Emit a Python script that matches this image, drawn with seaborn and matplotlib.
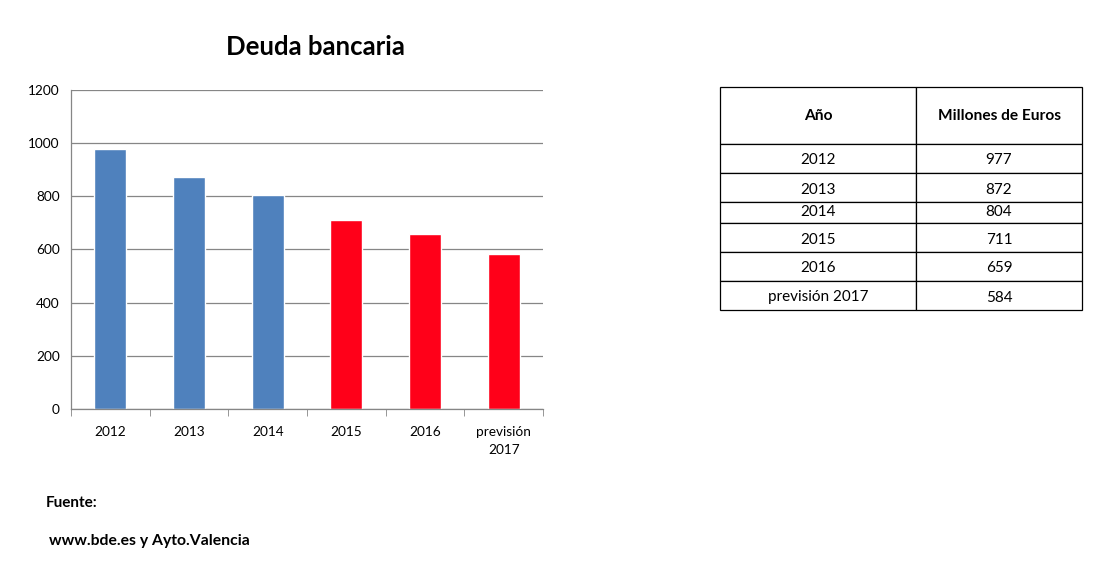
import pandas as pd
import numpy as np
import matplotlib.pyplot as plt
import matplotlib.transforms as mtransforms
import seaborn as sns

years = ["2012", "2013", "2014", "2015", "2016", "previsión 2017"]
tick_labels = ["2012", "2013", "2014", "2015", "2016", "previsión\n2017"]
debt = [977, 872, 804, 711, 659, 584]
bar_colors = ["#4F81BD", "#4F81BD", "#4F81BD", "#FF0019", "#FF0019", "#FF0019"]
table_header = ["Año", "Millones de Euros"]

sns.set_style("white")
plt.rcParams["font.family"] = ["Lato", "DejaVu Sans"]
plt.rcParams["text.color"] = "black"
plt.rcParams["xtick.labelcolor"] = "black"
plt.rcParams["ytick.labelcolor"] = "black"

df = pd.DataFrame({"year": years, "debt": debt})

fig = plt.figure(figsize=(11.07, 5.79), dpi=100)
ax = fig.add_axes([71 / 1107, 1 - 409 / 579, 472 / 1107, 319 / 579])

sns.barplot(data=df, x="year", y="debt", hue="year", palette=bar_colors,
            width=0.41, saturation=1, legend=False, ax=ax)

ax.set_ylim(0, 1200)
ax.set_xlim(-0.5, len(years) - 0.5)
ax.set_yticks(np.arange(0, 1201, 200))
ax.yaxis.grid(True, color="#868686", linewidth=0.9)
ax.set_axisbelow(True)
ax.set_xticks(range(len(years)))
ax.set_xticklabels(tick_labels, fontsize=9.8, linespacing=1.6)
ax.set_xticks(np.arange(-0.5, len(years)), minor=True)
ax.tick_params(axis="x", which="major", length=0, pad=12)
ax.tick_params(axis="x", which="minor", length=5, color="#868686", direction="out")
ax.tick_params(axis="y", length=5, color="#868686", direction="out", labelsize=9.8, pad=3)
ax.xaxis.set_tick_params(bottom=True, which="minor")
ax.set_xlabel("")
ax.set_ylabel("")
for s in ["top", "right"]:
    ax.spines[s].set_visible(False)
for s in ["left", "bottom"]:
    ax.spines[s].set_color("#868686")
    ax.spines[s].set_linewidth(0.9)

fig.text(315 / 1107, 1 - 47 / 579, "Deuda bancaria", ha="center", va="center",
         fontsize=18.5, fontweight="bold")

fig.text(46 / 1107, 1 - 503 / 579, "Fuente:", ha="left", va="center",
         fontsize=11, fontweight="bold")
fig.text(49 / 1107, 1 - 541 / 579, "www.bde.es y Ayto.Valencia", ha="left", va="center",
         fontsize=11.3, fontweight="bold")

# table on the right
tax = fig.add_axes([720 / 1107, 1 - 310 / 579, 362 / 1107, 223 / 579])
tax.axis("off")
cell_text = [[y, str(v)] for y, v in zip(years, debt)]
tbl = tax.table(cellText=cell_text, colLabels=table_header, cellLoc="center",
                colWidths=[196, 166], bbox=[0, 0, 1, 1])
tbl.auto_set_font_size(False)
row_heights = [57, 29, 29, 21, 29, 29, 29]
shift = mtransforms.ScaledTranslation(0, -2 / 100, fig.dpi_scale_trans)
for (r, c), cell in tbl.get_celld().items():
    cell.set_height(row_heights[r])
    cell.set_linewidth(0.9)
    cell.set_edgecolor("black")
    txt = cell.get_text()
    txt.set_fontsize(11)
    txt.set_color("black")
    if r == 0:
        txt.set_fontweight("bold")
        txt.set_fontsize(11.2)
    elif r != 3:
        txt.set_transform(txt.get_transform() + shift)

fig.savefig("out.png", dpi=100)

──────────────────────────────

__STATED EXERCISE__
Give the data again exactly as written, with all pictures left out.

__WRITTEN RESPONSE__
Emit a Python script that matches this image, drawn with seaborn and matplotlib.
import pandas as pd
import numpy as np
import matplotlib.pyplot as plt
import matplotlib.transforms as mtransforms
import seaborn as sns

years = ["2012", "2013", "2014", "2015", "2016", "previsión 2017"]
tick_labels = ["2012", "2013", "2014", "2015", "2016", "previsión\n2017"]
debt = [977, 872, 804, 711, 659, 584]
bar_colors = ["#4F81BD", "#4F81BD", "#4F81BD", "#FF0019", "#FF0019", "#FF0019"]
table_header = ["Año", "Millones de Euros"]

sns.set_style("white")
plt.rcParams["font.family"] = ["Lato", "DejaVu Sans"]
plt.rcParams["text.color"] = "black"
plt.rcParams["xtick.labelcolor"] = "black"
plt.rcParams["ytick.labelcolor"] = "black"

df = pd.DataFrame({"year": years, "debt": debt})

fig = plt.figure(figsize=(11.07, 5.79), dpi=100)
ax = fig.add_axes([71 / 1107, 1 - 409 / 579, 472 / 1107, 319 / 579])

sns.barplot(data=df, x="year", y="debt", hue="year", palette=bar_colors,
            width=0.41, saturation=1, legend=False, ax=ax)

ax.set_ylim(0, 1200)
ax.set_xlim(-0.5, len(years) - 0.5)
ax.set_yticks(np.arange(0, 1201, 200))
ax.yaxis.grid(True, color="#868686", linewidth=0.9)
ax.set_axisbelow(True)
ax.set_xticks(range(len(years)))
ax.set_xticklabels(tick_labels, fontsize=9.8, linespacing=1.6)
ax.set_xticks(np.arange(-0.5, len(years)), minor=True)
ax.tick_params(axis="x", which="major", length=0, pad=12)
ax.tick_params(axis="x", which="minor", length=5, color="#868686", direction="out")
ax.tick_params(axis="y", length=5, color="#868686", direction="out", labelsize=9.8, pad=3)
ax.xaxis.set_tick_params(bottom=True, which="minor")
ax.set_xlabel("")
ax.set_ylabel("")
for s in ["top", "right"]:
    ax.spines[s].set_visible(False)
for s in ["left", "bottom"]:
    ax.spines[s].set_color("#868686")
    ax.spines[s].set_linewidth(0.9)

fig.text(315 / 1107, 1 - 47 / 579, "Deuda bancaria", ha="center", va="center",
         fontsize=18.5, fontweight="bold")

fig.text(46 / 1107, 1 - 503 / 579, "Fuente:", ha="left", va="center",
         fontsize=11, fontweight="bold")
fig.text(49 / 1107, 1 - 541 / 579, "www.bde.es y Ayto.Valencia", ha="left", va="center",
         fontsize=11.3, fontweight="bold")

# table on the right
tax = fig.add_axes([720 / 1107, 1 - 310 / 579, 362 / 1107, 223 / 579])
tax.axis("off")
cell_text = [[y, str(v)] for y, v in zip(years, debt)]
tbl = tax.table(cellText=cell_text, colLabels=table_header, cellLoc="center",
                colWidths=[196, 166], bbox=[0, 0, 1, 1])
tbl.auto_set_font_size(False)
row_heights = [57, 29, 29, 21, 29, 29, 29]
shift = mtransforms.ScaledTranslation(0, -2 / 100, fig.dpi_scale_trans)
for (r, c), cell in tbl.get_celld().items():
    cell.set_height(row_heights[r])
    cell.set_linewidth(0.9)
    cell.set_edgecolor("black")
    txt = cell.get_text()
    txt.set_fontsize(11)
    txt.set_color("black")
    if r == 0:
        txt.set_fontweight("bold")
        txt.set_fontsize(11.2)
    elif r != 3:
        txt.set_transform(txt.get_transform() + shift)

fig.savefig("out.png", dpi=100)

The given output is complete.